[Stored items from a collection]
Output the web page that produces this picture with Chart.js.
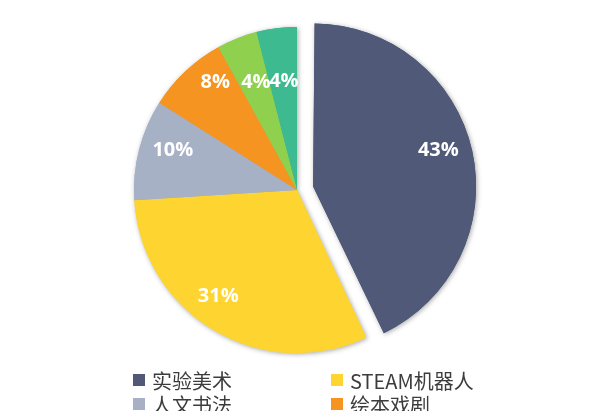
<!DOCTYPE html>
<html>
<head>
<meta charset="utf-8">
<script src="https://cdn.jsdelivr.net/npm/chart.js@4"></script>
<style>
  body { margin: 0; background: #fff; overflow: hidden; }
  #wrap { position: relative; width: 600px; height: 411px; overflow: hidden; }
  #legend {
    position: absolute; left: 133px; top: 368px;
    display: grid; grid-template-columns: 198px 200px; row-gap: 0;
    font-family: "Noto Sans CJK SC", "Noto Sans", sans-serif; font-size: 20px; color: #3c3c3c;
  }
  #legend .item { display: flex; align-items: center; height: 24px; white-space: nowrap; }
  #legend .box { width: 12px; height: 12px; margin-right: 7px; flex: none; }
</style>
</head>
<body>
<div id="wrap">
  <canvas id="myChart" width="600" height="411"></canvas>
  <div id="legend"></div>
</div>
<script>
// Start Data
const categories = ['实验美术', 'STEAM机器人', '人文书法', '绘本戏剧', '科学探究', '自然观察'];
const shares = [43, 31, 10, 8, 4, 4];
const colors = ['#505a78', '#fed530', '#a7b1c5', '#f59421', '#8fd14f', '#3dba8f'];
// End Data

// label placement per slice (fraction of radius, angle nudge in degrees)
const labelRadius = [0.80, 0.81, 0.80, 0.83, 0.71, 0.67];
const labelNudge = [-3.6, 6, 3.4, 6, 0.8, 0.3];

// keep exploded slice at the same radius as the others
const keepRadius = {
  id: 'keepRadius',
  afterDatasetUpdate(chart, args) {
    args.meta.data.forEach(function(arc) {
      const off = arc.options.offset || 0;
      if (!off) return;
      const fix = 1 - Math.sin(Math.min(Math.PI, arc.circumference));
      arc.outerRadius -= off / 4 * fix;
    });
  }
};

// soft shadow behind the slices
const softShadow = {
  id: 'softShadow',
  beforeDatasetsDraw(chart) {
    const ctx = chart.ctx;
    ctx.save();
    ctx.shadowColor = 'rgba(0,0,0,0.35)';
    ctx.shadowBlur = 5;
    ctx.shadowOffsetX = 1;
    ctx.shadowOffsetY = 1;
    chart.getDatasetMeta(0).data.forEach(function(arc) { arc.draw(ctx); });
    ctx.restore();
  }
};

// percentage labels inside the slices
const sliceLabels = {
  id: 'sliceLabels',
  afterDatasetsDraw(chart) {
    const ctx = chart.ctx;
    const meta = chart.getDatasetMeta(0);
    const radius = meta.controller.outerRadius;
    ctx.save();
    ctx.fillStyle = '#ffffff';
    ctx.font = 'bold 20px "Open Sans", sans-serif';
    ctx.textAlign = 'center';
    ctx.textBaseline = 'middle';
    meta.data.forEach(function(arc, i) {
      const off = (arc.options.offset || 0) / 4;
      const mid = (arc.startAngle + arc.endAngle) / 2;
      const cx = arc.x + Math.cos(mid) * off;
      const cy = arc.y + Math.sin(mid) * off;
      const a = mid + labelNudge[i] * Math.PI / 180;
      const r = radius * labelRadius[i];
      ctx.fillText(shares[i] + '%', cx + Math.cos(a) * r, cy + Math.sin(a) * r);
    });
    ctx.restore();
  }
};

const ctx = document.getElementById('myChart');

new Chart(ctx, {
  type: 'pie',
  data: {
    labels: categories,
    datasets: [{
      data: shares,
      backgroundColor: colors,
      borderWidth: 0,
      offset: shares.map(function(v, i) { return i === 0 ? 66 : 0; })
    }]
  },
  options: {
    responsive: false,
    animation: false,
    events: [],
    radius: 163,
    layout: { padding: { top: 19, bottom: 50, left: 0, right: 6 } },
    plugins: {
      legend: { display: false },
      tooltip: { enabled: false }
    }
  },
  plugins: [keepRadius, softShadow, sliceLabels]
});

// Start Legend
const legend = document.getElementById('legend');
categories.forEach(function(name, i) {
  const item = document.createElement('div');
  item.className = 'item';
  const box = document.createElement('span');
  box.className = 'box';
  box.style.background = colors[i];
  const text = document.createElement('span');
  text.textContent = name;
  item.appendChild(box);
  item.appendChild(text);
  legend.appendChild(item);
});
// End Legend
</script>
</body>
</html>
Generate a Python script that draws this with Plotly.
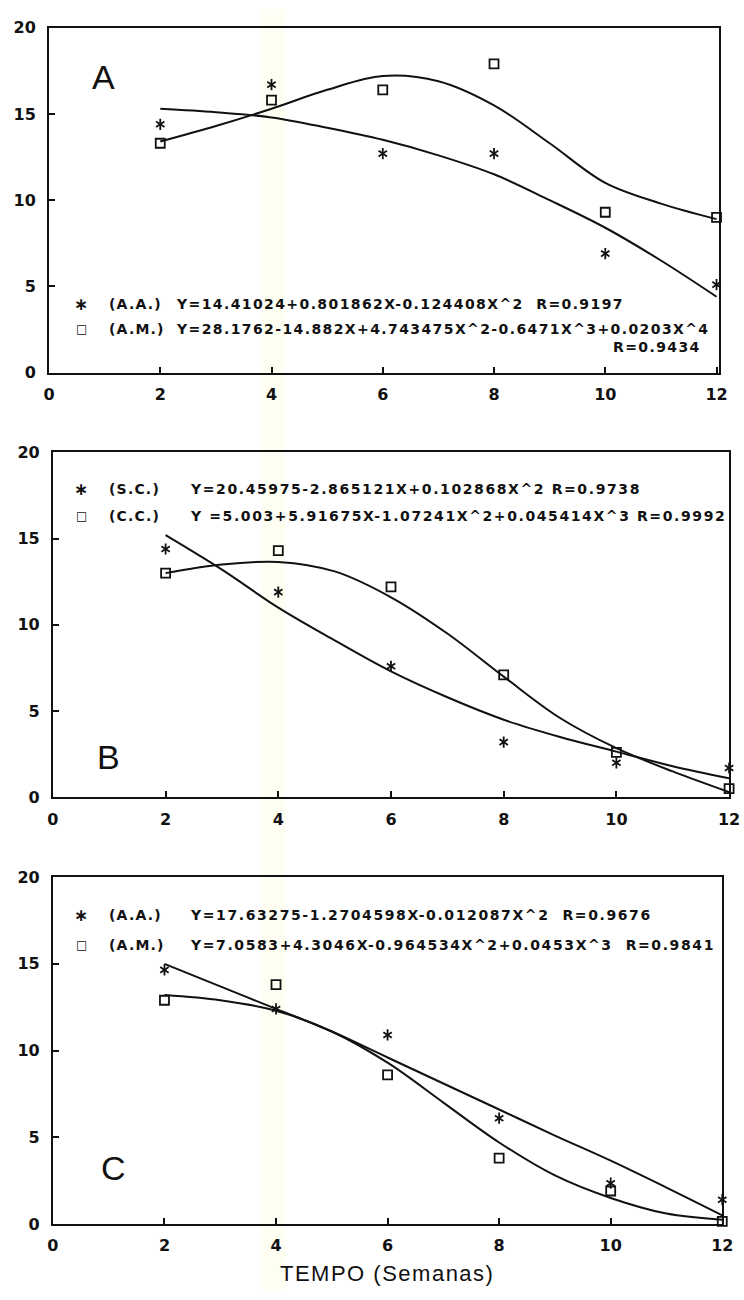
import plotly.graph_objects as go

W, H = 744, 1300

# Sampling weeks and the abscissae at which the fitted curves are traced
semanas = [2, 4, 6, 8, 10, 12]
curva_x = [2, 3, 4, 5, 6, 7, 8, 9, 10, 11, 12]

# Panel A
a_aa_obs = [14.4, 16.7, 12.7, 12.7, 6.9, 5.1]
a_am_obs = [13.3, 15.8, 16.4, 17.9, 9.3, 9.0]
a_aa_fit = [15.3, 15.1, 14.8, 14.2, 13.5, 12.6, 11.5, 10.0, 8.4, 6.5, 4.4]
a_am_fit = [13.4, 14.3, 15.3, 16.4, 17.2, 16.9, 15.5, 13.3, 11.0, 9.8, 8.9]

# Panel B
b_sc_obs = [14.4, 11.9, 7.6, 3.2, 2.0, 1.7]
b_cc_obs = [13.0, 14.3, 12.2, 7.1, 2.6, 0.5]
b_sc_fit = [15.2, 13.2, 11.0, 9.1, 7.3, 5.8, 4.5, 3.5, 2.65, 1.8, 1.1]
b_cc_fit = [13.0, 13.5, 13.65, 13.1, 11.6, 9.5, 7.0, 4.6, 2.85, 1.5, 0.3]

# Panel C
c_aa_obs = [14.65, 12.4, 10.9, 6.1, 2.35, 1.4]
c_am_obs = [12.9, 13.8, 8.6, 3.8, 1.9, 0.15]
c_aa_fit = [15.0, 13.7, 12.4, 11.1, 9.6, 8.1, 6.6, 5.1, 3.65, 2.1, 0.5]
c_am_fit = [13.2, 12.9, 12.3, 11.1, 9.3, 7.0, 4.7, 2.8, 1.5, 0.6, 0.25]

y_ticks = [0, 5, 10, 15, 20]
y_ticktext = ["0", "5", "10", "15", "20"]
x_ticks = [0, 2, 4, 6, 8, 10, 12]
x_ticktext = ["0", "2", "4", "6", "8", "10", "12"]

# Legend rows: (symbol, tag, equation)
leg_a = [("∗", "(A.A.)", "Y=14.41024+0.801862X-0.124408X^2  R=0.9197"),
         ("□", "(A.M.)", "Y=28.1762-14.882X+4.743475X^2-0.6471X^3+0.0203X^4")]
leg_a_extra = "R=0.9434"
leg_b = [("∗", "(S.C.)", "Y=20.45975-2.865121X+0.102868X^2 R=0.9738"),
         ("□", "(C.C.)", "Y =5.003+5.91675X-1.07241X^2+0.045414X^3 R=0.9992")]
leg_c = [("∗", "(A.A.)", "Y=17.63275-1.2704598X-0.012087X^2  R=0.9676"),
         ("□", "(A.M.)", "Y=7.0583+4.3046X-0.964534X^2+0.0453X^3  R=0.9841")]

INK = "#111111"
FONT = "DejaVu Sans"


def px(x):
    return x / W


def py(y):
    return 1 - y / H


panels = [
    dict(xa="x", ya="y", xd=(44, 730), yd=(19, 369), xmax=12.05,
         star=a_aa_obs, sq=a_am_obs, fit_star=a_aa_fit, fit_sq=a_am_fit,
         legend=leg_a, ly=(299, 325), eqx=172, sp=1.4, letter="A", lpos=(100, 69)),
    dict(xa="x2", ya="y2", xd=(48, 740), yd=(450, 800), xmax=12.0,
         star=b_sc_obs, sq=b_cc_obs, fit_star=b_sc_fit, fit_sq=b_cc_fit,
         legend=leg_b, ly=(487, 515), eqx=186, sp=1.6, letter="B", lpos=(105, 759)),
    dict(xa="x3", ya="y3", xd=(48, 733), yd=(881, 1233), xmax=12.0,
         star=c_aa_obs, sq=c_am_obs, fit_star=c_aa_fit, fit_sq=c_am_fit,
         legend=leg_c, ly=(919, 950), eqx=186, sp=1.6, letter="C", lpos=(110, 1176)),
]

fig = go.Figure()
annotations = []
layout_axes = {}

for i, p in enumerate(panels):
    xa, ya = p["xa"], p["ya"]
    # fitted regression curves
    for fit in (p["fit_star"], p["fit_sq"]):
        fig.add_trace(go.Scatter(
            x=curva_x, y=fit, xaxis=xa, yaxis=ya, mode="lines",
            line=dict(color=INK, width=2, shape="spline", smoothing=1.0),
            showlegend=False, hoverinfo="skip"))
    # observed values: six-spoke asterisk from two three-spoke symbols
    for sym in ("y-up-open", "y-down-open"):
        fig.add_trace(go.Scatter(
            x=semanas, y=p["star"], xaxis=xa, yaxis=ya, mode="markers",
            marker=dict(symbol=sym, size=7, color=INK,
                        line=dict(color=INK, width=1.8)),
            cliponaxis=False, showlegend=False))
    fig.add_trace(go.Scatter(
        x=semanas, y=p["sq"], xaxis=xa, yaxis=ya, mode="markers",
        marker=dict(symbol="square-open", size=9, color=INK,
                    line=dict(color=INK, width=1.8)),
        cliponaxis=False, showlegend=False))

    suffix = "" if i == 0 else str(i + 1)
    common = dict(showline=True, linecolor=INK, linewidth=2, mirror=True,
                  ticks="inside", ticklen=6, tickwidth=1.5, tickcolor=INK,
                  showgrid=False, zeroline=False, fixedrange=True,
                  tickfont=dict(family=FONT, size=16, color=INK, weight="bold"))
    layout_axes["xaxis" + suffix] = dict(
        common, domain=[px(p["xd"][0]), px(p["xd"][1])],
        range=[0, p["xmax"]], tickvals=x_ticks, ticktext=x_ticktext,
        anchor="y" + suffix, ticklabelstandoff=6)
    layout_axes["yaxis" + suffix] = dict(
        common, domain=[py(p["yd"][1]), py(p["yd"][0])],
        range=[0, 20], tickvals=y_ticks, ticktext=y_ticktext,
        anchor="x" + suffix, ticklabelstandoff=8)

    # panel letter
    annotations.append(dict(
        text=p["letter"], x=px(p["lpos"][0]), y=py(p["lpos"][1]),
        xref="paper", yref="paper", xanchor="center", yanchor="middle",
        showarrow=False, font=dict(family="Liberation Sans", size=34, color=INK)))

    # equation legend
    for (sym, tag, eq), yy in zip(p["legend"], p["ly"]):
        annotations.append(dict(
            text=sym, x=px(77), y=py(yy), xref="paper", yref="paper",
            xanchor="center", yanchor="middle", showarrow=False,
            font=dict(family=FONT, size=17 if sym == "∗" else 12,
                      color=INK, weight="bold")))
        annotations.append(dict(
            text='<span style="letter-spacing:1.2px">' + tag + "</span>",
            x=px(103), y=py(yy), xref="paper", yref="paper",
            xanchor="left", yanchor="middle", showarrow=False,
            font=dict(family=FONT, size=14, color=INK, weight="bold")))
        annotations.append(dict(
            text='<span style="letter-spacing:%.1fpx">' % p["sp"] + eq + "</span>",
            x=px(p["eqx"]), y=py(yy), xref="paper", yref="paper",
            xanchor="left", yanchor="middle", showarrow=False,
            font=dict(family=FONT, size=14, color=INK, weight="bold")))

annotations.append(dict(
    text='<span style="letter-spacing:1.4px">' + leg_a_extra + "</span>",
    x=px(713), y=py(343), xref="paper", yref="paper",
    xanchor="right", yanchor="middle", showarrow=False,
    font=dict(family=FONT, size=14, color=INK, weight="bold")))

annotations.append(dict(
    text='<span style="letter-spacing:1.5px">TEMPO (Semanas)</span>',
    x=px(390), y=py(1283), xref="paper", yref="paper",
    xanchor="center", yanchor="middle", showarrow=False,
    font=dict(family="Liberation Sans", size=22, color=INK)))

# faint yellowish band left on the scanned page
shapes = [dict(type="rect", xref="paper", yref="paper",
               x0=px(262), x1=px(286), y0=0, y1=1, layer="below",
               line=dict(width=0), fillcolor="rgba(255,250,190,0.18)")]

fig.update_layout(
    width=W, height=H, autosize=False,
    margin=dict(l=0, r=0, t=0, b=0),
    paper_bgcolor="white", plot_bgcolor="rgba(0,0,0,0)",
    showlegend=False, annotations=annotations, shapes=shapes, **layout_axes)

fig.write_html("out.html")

---

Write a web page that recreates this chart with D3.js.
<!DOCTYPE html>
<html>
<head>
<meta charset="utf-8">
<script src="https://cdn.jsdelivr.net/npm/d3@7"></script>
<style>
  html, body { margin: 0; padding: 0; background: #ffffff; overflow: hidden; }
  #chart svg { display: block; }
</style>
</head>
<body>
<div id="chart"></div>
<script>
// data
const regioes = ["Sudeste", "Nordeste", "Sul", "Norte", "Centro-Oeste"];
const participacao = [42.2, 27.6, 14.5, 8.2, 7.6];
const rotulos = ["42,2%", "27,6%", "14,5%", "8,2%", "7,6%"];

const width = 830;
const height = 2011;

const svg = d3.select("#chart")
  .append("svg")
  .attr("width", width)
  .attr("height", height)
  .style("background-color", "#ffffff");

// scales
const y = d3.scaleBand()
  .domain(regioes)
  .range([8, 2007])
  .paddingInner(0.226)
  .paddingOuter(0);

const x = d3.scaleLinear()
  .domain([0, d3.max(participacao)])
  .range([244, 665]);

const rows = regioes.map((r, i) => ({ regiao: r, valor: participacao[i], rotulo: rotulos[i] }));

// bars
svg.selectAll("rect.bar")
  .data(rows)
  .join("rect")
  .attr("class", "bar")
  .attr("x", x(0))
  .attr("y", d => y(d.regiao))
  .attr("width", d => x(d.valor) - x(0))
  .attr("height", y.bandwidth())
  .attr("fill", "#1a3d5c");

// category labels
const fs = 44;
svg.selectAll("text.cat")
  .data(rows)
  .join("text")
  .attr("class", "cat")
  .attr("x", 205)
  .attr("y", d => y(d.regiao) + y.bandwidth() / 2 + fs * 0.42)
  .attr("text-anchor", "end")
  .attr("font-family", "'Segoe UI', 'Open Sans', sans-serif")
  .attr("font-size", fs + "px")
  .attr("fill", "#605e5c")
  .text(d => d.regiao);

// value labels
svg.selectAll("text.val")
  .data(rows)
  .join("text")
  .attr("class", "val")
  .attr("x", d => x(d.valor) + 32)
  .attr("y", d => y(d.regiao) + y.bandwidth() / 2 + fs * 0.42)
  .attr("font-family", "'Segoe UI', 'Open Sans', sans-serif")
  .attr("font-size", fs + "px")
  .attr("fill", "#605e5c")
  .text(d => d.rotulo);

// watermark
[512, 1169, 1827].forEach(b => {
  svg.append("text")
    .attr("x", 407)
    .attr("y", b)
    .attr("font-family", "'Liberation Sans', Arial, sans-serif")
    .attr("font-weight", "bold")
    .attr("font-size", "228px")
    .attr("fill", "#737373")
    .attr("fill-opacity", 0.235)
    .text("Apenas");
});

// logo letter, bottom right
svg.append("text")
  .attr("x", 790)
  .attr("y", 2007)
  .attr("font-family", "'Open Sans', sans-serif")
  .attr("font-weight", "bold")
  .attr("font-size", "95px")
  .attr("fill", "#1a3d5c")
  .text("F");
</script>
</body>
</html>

* * *

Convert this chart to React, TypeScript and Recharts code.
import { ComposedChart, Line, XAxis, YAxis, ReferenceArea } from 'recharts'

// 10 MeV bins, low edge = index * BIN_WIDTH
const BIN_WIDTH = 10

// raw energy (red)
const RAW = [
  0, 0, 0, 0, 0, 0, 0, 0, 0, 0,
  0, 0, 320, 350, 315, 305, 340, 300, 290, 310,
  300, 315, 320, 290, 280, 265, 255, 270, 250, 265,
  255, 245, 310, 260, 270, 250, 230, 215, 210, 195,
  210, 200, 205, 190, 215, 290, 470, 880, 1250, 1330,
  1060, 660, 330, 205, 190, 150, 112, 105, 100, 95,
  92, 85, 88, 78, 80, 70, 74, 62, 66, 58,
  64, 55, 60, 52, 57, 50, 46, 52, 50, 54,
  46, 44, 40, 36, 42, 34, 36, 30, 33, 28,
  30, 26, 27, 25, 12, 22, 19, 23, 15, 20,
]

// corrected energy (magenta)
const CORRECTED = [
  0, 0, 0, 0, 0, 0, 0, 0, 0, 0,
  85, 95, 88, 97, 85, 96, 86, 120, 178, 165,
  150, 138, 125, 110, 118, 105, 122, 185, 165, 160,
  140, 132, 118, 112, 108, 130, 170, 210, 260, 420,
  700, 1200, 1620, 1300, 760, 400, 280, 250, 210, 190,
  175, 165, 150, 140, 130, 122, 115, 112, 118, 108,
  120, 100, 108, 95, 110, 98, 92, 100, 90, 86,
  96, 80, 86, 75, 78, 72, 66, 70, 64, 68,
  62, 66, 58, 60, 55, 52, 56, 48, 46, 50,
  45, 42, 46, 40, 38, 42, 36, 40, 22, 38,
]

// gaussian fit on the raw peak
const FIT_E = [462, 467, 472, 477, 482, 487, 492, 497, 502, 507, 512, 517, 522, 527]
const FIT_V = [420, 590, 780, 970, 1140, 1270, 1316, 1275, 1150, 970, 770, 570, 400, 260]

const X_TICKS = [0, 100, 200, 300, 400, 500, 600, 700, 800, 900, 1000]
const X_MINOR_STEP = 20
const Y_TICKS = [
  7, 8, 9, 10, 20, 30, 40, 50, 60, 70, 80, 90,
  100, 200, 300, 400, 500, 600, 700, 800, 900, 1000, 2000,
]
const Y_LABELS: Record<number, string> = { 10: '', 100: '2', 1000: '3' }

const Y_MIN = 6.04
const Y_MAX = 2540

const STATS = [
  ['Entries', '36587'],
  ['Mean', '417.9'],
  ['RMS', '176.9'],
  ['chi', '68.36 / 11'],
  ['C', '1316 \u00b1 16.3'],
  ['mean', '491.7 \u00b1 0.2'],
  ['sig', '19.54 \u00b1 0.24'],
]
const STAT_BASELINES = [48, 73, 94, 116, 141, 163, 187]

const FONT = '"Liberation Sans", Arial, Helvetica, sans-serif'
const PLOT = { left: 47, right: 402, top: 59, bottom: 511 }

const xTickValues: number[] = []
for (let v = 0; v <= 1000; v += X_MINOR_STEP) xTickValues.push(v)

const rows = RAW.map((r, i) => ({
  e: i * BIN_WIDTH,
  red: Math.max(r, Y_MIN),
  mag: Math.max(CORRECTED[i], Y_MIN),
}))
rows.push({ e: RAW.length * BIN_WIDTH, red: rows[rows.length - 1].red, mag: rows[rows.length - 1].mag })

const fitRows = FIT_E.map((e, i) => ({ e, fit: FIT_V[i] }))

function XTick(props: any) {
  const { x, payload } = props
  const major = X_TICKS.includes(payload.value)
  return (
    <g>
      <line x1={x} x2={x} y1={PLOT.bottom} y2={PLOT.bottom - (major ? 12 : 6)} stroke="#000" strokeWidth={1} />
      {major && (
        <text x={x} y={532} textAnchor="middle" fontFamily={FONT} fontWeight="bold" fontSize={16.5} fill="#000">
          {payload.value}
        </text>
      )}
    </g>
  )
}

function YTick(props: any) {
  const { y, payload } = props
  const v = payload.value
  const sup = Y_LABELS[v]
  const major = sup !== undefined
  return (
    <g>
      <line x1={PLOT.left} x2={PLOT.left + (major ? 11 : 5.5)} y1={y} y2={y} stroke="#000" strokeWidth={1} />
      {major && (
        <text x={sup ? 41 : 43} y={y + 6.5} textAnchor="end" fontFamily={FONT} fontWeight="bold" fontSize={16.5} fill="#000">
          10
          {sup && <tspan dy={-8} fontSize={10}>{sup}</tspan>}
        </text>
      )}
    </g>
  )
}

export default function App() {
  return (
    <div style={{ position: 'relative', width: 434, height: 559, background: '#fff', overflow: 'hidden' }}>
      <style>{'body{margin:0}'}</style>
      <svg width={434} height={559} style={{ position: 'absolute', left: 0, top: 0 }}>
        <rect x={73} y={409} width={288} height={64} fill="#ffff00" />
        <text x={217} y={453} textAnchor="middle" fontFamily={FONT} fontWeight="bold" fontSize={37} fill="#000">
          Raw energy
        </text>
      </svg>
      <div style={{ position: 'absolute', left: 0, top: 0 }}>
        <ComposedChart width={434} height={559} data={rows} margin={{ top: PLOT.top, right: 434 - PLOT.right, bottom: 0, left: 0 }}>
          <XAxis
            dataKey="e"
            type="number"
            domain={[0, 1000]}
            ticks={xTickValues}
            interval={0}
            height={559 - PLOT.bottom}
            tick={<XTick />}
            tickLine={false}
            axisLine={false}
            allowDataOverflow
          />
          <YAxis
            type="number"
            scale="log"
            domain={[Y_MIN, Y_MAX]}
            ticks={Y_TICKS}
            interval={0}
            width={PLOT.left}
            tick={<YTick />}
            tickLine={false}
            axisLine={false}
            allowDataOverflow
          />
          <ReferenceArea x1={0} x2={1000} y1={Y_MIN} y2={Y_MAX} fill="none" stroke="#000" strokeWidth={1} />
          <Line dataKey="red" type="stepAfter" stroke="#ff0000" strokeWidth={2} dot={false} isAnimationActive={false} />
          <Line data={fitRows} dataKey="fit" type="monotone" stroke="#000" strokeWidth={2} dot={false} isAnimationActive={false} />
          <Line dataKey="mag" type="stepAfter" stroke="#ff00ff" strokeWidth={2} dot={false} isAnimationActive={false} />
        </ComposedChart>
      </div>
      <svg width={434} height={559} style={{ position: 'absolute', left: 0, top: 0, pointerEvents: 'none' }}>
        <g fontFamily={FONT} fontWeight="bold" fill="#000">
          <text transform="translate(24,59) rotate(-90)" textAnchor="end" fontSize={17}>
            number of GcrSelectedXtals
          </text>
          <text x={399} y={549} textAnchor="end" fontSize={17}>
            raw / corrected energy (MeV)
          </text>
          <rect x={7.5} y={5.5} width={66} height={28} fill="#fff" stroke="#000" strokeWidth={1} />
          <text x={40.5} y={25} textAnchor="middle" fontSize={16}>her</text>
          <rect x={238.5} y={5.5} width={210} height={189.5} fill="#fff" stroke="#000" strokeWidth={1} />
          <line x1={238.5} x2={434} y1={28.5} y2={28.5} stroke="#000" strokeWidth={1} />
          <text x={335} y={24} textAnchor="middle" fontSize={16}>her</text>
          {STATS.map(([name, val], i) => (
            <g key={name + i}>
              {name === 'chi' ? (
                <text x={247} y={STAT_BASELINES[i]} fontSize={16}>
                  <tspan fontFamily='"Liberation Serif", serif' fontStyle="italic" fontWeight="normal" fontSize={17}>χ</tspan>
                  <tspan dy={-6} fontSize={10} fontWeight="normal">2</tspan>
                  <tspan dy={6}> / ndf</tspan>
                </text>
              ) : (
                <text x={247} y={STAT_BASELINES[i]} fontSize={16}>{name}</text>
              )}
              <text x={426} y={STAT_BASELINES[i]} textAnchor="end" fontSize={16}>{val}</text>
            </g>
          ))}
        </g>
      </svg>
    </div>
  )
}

## What you will do:
Exactly as they appear, write out the lines from the one containing "Generate a Python" down to the one containing "10, 11, 12]", both included. Pictures are left out.

## Response:
Generate a Python script that draws this with Plotly.
import plotly.graph_objects as go

W, H = 744, 1300

# Sampling weeks and the abscissae at which the fitted curves are traced
semanas = [2, 4, 6, 8, 10, 12]
curva_x = [2, 3, 4, 5, 6, 7, 8, 9, 10, 11, 12]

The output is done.